On Friday (23 August), US-based business International Paper filed the preliminary proxy statement on Schedule 14A with the United States Securities and Exchange Commission.
The filing outlined both the forecast details and reasons behind the intended combination while also recommending the deal to shareholders.
It stated that, after careful consideration, the board of directors of International Paper had determined “that the acquisition is in the best interests of International Paper and the International Paper shareowners” and authorised and approved the share issuance.
“The International Paper board therefore recommends that you vote ‘For’ the Share Issuance Proposal and ‘For’ the Adjournment Proposal.”

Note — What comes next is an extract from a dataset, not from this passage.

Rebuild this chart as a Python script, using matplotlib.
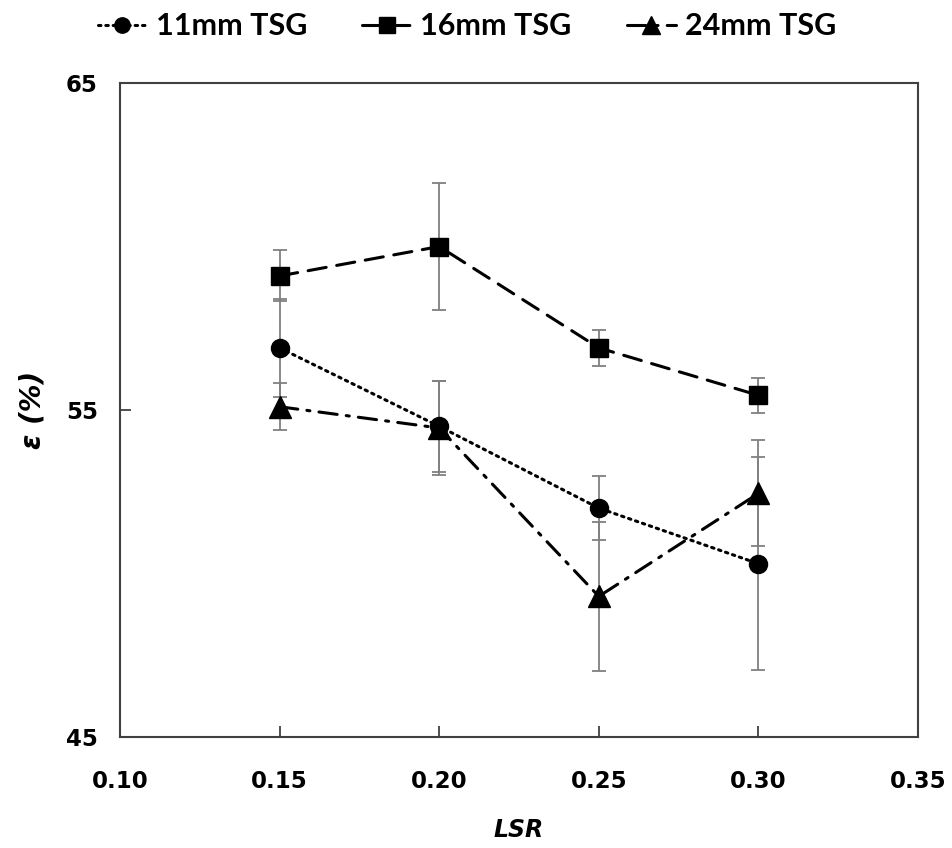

According to the presented forecasts, International Paper’s adjusted EBITDA would total $1.93bn (£1.46bn) this year before rising to $2.43bn in 2025 and $2.64bn in 2026.

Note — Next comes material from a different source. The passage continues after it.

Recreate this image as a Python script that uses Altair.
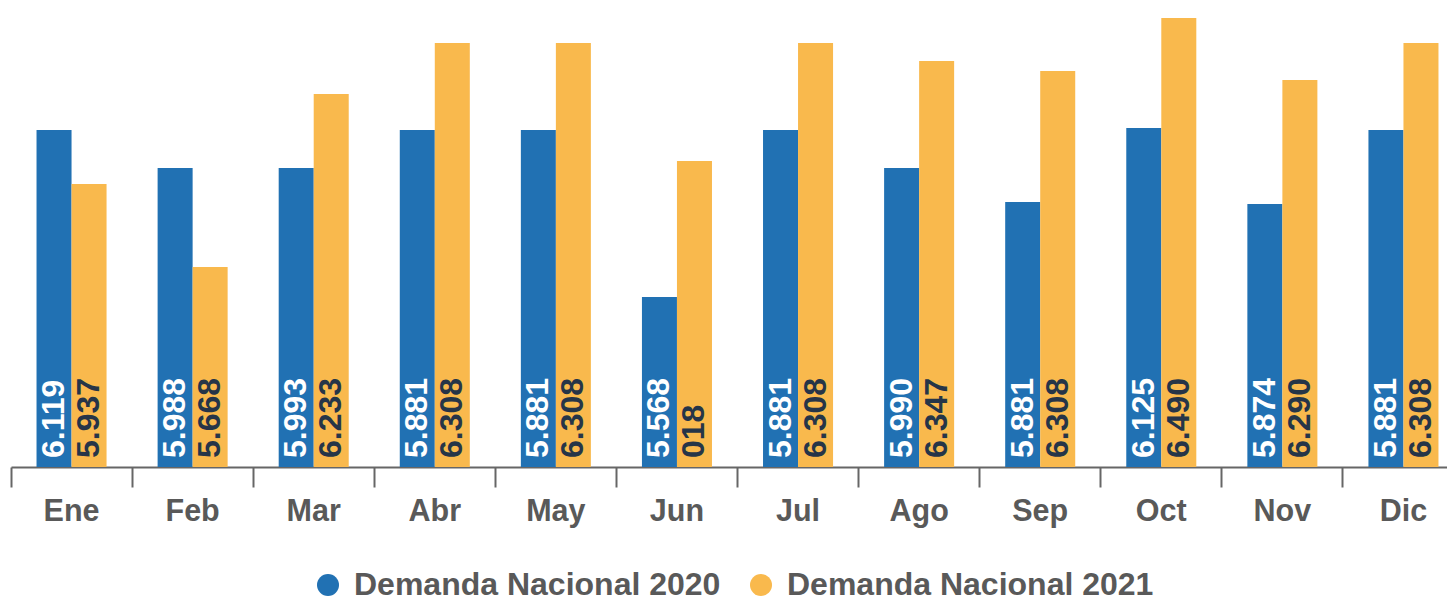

The forecasts were underpinned by assumptions regarding macroeconomic, regulatory or political conditions; market conditions; and operational structure and strategy remaining stable.

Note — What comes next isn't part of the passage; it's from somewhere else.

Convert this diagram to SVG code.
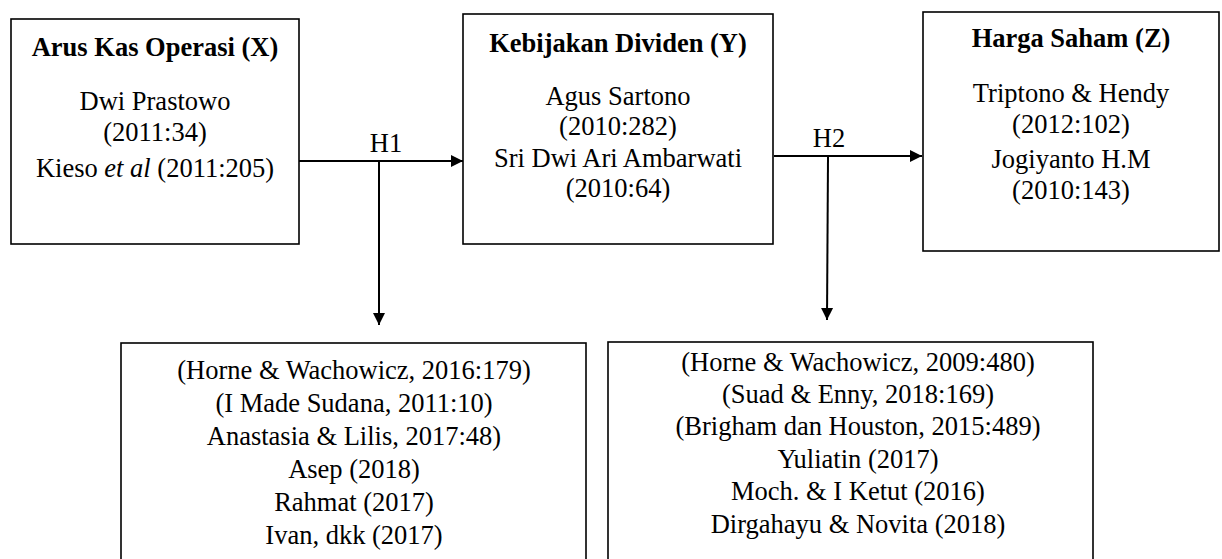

Worth £5.8bn, the terms of the deal were initially agreed in April and followed weeks of activity between the two companies.
The boards of London-headquartered DS Smith and Mondi had already reached an agreement in principle on the key financial terms of a possible all share offer by Mondi for DS Smith in March, but Mondi pulled out of the takeover race shortly after the International Paper offer was made public.
DS Smith’s share price was down 0.5% on Friday’s close to 474.60p at the time of writing at lunchtime today. It reached a 52-week high of 477.04p on Friday while its 52-week low was 260.50p.